今はとにかくゆっくりと休んで怪我がよくなってほしいとしか言いようがありません。そしてまたポディウムに戻ってきて、その美しい演技を私たちに見せてくれることを信じています。どうぞお大事に…。

この記事へのコメント

  • マイコ

    ご本人も言われていた通り
    そうぞうをぜつ
    2017年10月04日 00:17
  • マイコ

    すみません、中途半端に投稿してしまいました。
    想像を絶するレベルの重荷が双肩にかかっていたと思います。
    今はただただお疲れ様でした、と。
    2017年10月04日 00:23
  • 体操大好き人間

    今まで大きな怪我もなく大会に合わせて万全の態勢で
    望んで来られてきていましたから、一番悔しいのは本人の内村選手。
    ただ、ゆっくり休んで頂きたいですね。
    お大事にされて下さい。
    2017年10月04日 08:14
  • Ka.Ki.

    >マイコさん
    いえいえ、投稿された方が削除できないこのサイトのシステムはいまいちですね。

    本当にまずはお疲れさまでしたと申し上げたいですね。公式ブログによれば「全治2、3週間」「当初の予定通り、選手団と行動と共にする」ということで、まずはホッとしています。
    2017年10月04日 21:29
  • Ka.Ki.

    >体操大好き人間さん
    内村選手は体操選手には付き物の大怪我も少ない選手でしたね。思えば2011年の世界選手権の2か月前に捻挫したときのほうが重傷だったかもしれません(当時、全治3週間から1か月との報道)。この時は世界選手権3連覇を果たしたわけですが、今回は大会中の負傷ですし、どうしようもなかったところですね。少し肩の荷が下りたところもあるでしょうし、復活してまた私たちに美しい演技を見せてほしいと思います。
    2017年10月04日 21:41
  • 太一

    本当にまさか…でしたね。
    普通あのような怪我は転倒を伴うような大きな動きの狂いがありますよね。
    しかし内村選手はリシャオペンを着地までまとめていました。

    改めて思うに、タイミングがブレて多少高さが 無くても「体を操り」きって演技をまとめてしまう感覚は超人的ですね。

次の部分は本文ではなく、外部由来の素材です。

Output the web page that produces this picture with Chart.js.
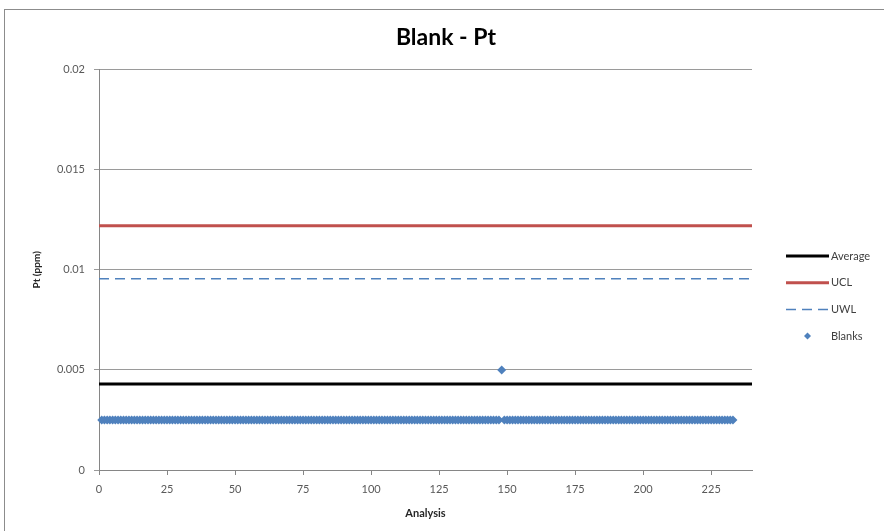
<!DOCTYPE html>
<html>
<head>
<meta charset="utf-8">
<script src="https://cdn.jsdelivr.net/npm/chart.js@4"></script>
<style>
  html, body { margin: 0; padding: 0; background: #fff; }
  #wrap { position: relative; width: 884px; height: 531px; overflow: hidden; }
  #frame { position: absolute; left: 4px; top: 9px; width: 1000px; height: 700px;
           border-top: 1px solid #8c8c8c; border-left: 1px solid #8c8c8c; pointer-events: none; }
</style>
</head>
<body>
<div id="wrap">
  <canvas id="chart" width="884" height="531"></canvas>
  <div id="frame"></div>
</div>
<script>
// control limits (ppm)
const averageLevel = 0.0043;
const uclLevel = 0.0122;
const uwlLevel = 0.00955;

// x extent of the limit lines
const xRange = [0, 240];
const xTickValues = [0, 25, 50, 75, 100, 125, 150, 175, 200, 225];
const yTickValues = [0, 0.005, 0.01, 0.015, 0.02];

// blank results, analysis 1..233
const blankValues = [
  0.0025, 0.0025, 0.0025, 0.0025, 0.0025, 0.0025, 0.0025, 0.0025, 0.0025, 0.0025, 0.0025, 0.0025, 0.0025, 0.0025, 0.0025, 0.0025, 0.0025, 0.0025, 0.0025, 0.0025,
  0.0025, 0.0025, 0.0025, 0.0025, 0.0025, 0.0025, 0.0025, 0.0025, 0.0025, 0.0025, 0.0025, 0.0025, 0.0025, 0.0025, 0.0025, 0.0025, 0.0025, 0.0025, 0.0025, 0.0025,
  0.0025, 0.0025, 0.0025, 0.0025, 0.0025, 0.0025, 0.0025, 0.0025, 0.0025, 0.0025, 0.0025, 0.0025, 0.0025, 0.0025, 0.0025, 0.0025, 0.0025, 0.0025, 0.0025, 0.0025,
  0.0025, 0.0025, 0.0025, 0.0025, 0.0025, 0.0025, 0.0025, 0.0025, 0.0025, 0.0025, 0.0025, 0.0025, 0.0025, 0.0025, 0.0025, 0.0025, 0.0025, 0.0025, 0.0025, 0.0025,
  0.0025, 0.0025, 0.0025, 0.0025, 0.0025, 0.0025, 0.0025, 0.0025, 0.0025, 0.0025, 0.0025, 0.0025, 0.0025, 0.0025, 0.0025, 0.0025, 0.0025, 0.0025, 0.0025, 0.0025,
  0.0025, 0.0025, 0.0025, 0.0025, 0.0025, 0.0025, 0.0025, 0.0025, 0.0025, 0.0025, 0.0025, 0.0025, 0.0025, 0.0025, 0.0025, 0.0025, 0.0025, 0.0025, 0.0025, 0.0025,
  0.0025, 0.0025, 0.0025, 0.0025, 0.0025, 0.0025, 0.0025, 0.0025, 0.0025, 0.0025, 0.0025, 0.0025, 0.0025, 0.0025, 0.0025, 0.0025, 0.0025, 0.0025, 0.0025, 0.0025,
  0.0025, 0.0025, 0.0025, 0.0025, 0.0025, 0.0025, 0.0025, 0.005,  0.0025, 0.0025, 0.0025, 0.0025, 0.0025, 0.0025, 0.0025, 0.0025, 0.0025, 0.0025, 0.0025, 0.0025,
  0.0025, 0.0025, 0.0025, 0.0025, 0.0025, 0.0025, 0.0025, 0.0025, 0.0025, 0.0025, 0.0025, 0.0025, 0.0025, 0.0025, 0.0025, 0.0025, 0.0025, 0.0025, 0.0025, 0.0025,
  0.0025, 0.0025, 0.0025, 0.0025, 0.0025, 0.0025, 0.0025, 0.0025, 0.0025, 0.0025, 0.0025, 0.0025, 0.0025, 0.0025, 0.0025, 0.0025, 0.0025, 0.0025, 0.0025, 0.0025,
  0.0025, 0.0025, 0.0025, 0.0025, 0.0025, 0.0025, 0.0025, 0.0025, 0.0025, 0.0025, 0.0025, 0.0025, 0.0025, 0.0025, 0.0025, 0.0025, 0.0025, 0.0025, 0.0025, 0.0025,
  0.0025, 0.0025, 0.0025, 0.0025, 0.0025, 0.0025, 0.0025, 0.0025, 0.0025, 0.0025, 0.0025, 0.0025, 0.0025
];

const FONT = 'Lato, "Liberation Sans", sans-serif';
const TEXT = '#595959';
const AXIS = '#868686';

function flatLine(level) {
  return xRange.map(x => ({ x: x, y: level }));
}

// legend drawn to the right of the plot, Excel style
const sideLegend = {
  id: 'sideLegend',
  afterDraw(chart) {
    const ctx = chart.ctx;
    const left = chart.chartArea.right + 34;
    const len = 43;
    ctx.save();
    ctx.font = '11px ' + FONT;
    ctx.textBaseline = 'middle';
    chart.data.datasets.forEach((ds, i) => {
      const y = 256 + i * 26.7;
      if (ds.showLine === false) {
        ctx.fillStyle = ds.backgroundColor;
        const cx = left + len / 2, r = 3.5;
        ctx.beginPath();
        ctx.moveTo(cx, y - r); ctx.lineTo(cx + r, y); ctx.lineTo(cx, y + r); ctx.lineTo(cx - r, y);
        ctx.closePath();
        ctx.fill();
      } else {
        ctx.strokeStyle = ds.borderColor;
        ctx.lineWidth = ds.borderWidth;
        ctx.setLineDash(ds.borderDash || []);
        ctx.beginPath();
        ctx.moveTo(left, y);
        ctx.lineTo(left + len, y);
        ctx.stroke();
        ctx.setLineDash([]);
      }
      ctx.fillStyle = '#404040';
      ctx.fillText(ds.label, left + len + 2, y);
    });
    ctx.restore();
  }
};

new Chart(document.getElementById('chart'), {
  type: 'scatter',
  data: {
    datasets: [
      {
        label: 'Average',
        data: flatLine(averageLevel),
        showLine: true,
        borderColor: '#000000',
        borderWidth: 3,
        pointRadius: 0
      },
      {
        label: 'UCL',
        data: flatLine(uclLevel),
        showLine: true,
        borderColor: '#C0504D',
        borderWidth: 3,
        pointRadius: 0
      },
      {
        label: 'UWL',
        data: flatLine(uwlLevel),
        showLine: true,
        borderColor: '#4F81BD',
        borderWidth: 1.5,
        borderDash: [10, 6],
        pointRadius: 0
      },
      {
        label: 'Blanks',
        data: blankValues.map((v, i) => ({ x: i + 1, y: v })),
        showLine: false,
        pointStyle: 'rectRot',
        pointRadius: 4.5,
        backgroundColor: '#4F81BD',
        borderWidth: 0,
        clip: false
      }
    ]
  },
  options: {
    responsive: false,
    animation: false,
    events: [],
    layout: { padding: { left: 8, right: 0, top: 0, bottom: 0 } },
    plugins: {
      legend: { display: false },
      tooltip: { enabled: false },
      title: {
        display: true,
        text: 'Blank - Pt',
        color: '#000000',
        font: { family: FONT, size: 23, weight: 'bold', lineHeight: 1.2 },
        padding: { top: 24, bottom: 18 }
      }
    },
    scales: {
      x: {
        type: 'linear',
        min: xRange[0],
        max: xRange[1],
        afterBuildTicks: s => { s.ticks = xTickValues.map(v => ({ value: v })); },
        afterFit: s => { s.height = 61; },
        grid: { drawOnChartArea: false, drawTicks: true, tickLength: 5, color: AXIS },
        border: { color: AXIS, width: 1 },
        ticks: { color: TEXT, font: { family: FONT, size: 11 }, padding: 8, maxRotation: 0 },
        title: {
          display: true,
          text: 'Analysis',
          color: '#262626',
          font: { family: FONT, size: 11, weight: 'bold' },
          padding: { top: 0, bottom: 11 }
        }
      },
      y: {
        min: 0,
        max: 0.02,
        afterBuildTicks: s => { s.ticks = yTickValues.map(v => ({ value: v })); },
        afterFit: s => { s.width = 91; },
        grid: { color: '#9a9a9a', tickLength: 5, drawTicks: true },
        border: { color: AXIS, width: 1 },
        ticks: {
          color: TEXT,
          font: { family: FONT, size: 11 },
          padding: 9,
          callback: v => String(+v.toFixed(3))
        },
        title: {
          display: true,
          text: 'Pt (ppm)',
          color: '#262626',
          font: { family: FONT, size: 10, weight: 'bold' },
          padding: { top: 23, bottom: 0 }
        }
      },
      // empty space on the right for the legend
      yRight: {
        position: 'right',
        display: true,
        grid: { display: false },
        border: { display: false },
        ticks: { display: false },
        afterFit: s => { s.width = 132; }
      }
    }
  },
  plugins: [sideLegend]
});
</script>
</body>
</html>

    今まで9年間もの間負けなかった必然がそこにあるように思えます。

    今回生身の足だけが悲鳴をあげてしまったということでしょうか。

    男子体操競技の歴史の中で、五輪連覇をしてもその間の世界選手権も制した選手権はおらず、つまり4年間でさえ勝ち続けた例がありませんでした。

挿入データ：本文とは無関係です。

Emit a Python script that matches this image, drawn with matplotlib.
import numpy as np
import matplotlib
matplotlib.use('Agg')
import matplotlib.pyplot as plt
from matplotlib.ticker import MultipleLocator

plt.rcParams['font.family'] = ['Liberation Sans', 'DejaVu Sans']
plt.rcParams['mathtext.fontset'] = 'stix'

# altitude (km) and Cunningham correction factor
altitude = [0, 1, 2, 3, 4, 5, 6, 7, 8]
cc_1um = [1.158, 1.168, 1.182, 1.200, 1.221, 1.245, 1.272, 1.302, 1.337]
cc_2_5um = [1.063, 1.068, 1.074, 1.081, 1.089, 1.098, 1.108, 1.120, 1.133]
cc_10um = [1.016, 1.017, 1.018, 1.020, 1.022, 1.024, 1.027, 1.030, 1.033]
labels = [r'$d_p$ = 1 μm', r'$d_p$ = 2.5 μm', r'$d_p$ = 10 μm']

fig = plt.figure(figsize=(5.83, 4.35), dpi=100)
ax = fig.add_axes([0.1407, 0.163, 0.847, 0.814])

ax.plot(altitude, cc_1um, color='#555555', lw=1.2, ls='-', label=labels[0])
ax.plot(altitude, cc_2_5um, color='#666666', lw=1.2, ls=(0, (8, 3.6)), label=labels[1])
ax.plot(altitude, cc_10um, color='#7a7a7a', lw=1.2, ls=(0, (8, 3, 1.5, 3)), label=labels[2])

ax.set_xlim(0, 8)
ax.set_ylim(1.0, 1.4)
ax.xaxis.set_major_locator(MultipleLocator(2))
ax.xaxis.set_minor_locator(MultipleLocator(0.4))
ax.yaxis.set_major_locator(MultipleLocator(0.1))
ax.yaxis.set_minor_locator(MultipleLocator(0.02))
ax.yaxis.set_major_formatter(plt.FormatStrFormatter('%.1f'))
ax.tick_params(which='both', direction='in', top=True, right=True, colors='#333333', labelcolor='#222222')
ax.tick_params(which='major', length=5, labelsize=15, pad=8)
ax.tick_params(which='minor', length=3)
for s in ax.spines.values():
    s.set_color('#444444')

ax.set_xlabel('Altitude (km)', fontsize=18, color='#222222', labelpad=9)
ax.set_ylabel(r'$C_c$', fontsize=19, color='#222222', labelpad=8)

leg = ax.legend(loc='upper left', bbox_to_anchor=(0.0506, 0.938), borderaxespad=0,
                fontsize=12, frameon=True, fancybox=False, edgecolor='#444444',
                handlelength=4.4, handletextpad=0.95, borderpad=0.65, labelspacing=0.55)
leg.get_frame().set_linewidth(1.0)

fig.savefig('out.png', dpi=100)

    7連覇はかないませんでしたが、彼の五輪含めた「8連覇」は空前で絶後に違いない偉大な記録だと思います。

    本人は再起を明言していますし、またあの華麗な技を観られることを楽しみにしています。
    2017年10月07日 11:22
  • 太一

    誤りがあったので、訂正します。
    男子で4年間個人総合で無敗の選手はいました。
    ソ連のV.チュカリンが52ヘルシンキ五輪、54ローマ世界、56メルボルン五輪で優勝し「3連覇」をしています。

    当時とは世界選手権開催サイクルが違い、スペシャリストが活躍出来る現代とは背景のちがいはありますが、内村選手の実績の輝かしさは曇るものではないですね。

    連投失礼しました。
    2017年10月07日 11:36
  • まーよ

    いつもブログありがとうございます。
    今回世界選手権を観ていて、「ここに内村選手がいてくれればな。内村選手の演技が見たいな」と思ってしまいました。

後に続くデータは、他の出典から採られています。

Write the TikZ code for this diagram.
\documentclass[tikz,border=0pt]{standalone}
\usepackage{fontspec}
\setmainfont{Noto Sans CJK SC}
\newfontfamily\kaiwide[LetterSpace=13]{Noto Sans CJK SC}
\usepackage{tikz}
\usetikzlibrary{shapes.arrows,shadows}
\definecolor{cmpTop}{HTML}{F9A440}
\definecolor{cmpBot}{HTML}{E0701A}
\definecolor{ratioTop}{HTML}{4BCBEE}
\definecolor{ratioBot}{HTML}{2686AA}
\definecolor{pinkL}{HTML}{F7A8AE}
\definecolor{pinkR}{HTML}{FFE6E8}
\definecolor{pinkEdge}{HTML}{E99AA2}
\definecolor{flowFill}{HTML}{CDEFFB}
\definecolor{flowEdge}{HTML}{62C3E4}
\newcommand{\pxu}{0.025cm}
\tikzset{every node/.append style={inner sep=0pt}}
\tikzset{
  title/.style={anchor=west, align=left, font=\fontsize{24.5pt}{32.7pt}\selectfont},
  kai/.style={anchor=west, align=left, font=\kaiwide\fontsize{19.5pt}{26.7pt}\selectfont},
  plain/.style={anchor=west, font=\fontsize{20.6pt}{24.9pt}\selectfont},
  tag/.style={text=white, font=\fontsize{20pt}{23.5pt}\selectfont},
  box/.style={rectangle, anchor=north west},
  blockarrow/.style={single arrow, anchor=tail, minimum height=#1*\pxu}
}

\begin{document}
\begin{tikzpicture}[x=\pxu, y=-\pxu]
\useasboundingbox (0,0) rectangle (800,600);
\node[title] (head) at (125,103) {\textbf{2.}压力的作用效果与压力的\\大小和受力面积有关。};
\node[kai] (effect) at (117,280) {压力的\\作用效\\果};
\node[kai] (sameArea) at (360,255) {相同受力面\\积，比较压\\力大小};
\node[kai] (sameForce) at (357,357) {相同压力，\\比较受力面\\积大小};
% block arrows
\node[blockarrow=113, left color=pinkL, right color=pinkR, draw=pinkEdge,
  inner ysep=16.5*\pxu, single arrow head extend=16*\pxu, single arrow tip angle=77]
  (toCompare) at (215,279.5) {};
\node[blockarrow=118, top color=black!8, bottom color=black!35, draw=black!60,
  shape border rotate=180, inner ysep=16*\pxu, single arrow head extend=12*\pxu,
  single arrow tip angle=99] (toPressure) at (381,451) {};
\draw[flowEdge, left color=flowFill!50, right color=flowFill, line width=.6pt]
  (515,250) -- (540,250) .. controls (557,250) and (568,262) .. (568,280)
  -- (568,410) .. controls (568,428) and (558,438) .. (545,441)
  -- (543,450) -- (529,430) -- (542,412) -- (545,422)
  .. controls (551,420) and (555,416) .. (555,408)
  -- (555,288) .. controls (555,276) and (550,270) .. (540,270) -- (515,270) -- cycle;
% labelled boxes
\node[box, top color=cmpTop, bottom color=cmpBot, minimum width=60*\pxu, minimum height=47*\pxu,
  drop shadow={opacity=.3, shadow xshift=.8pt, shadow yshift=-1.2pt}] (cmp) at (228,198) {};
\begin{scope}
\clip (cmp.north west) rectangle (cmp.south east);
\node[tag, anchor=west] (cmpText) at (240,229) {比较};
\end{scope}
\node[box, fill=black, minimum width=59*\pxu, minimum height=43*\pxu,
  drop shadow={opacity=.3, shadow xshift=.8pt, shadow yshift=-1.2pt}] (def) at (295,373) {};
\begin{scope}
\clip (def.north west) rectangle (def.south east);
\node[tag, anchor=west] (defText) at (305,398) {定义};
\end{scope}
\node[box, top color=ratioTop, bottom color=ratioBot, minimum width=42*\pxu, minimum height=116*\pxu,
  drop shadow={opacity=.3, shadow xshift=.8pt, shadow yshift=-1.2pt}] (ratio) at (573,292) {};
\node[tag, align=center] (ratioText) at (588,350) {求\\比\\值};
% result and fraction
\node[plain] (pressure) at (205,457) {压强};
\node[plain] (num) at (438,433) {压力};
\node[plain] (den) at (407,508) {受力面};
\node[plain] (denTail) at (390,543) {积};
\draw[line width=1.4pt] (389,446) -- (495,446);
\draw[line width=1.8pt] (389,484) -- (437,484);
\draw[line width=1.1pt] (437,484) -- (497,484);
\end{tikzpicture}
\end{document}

    オレグベルニャエフ選手とマンリケ選手が優勝候補でしたし、ベルヤフスキー選手は落下しなければ金メダルでしたね。
    勝つと思われている中で勝つ事がどれ程大変か。勝ち続ける事がどれ程大変か。
    6種目通して平静を保つ事は難しい事なのだなと感じ、内村選手は凄い選手だと改めて思いました。
    怪我での棄権は本当に残念でしたが、この悔しさが刺激となりモチベーションとなり、また頂上に立ってくれる事を期待したいと思っています。

    ちなみに今回の新ルールでの採点はどう思われましたか?今までとの違いはあったのでしょうか。出来ればka.kiさんのご意見を伺いたいです。
    2017年10月07日 18:07
  • Ka.Ki.

    >太一さん
    あのリ・シャオペンはどう見ても成功ですからね。Eスコア9.366ですし。一方、そんな風に着地を決めても、ほんのわずかなずれや何かで大きな怪我につながることもある。怪我とは常に紙一重という体操競技の厳しさをあらためて思い知らされました。

    オリンピックと世界選手権合わせて8連覇。個人総合でも種目別でも、こんな記録は出ないでしょうね。
    2017年10月07日 23:35
  • Ka.Ki.

    >まーよさん
    こちらこそ、いつもご覧いただきありがとうございます。

    5種目を終えてトップだったベルヤフスキー選手は本当に惜しかったですね。獲らせてあげたかったと思います。内村選手の精神力、集中力の凄さにもあらためて気づかされましたね。

    Eスコアは詳しく分析しているわけではありませんが、それほど極端な違いはないかなという印象です。ルール改訂でEスコアが厳しくなったと言われますが、変更点として明文化されたものは、あん馬の旋回の大きさや、鉄棒の膝のゆるみくらいです。シーズン当初、かなり厳しい出方もありましたが、基本的には運用の範疇だったと思っています。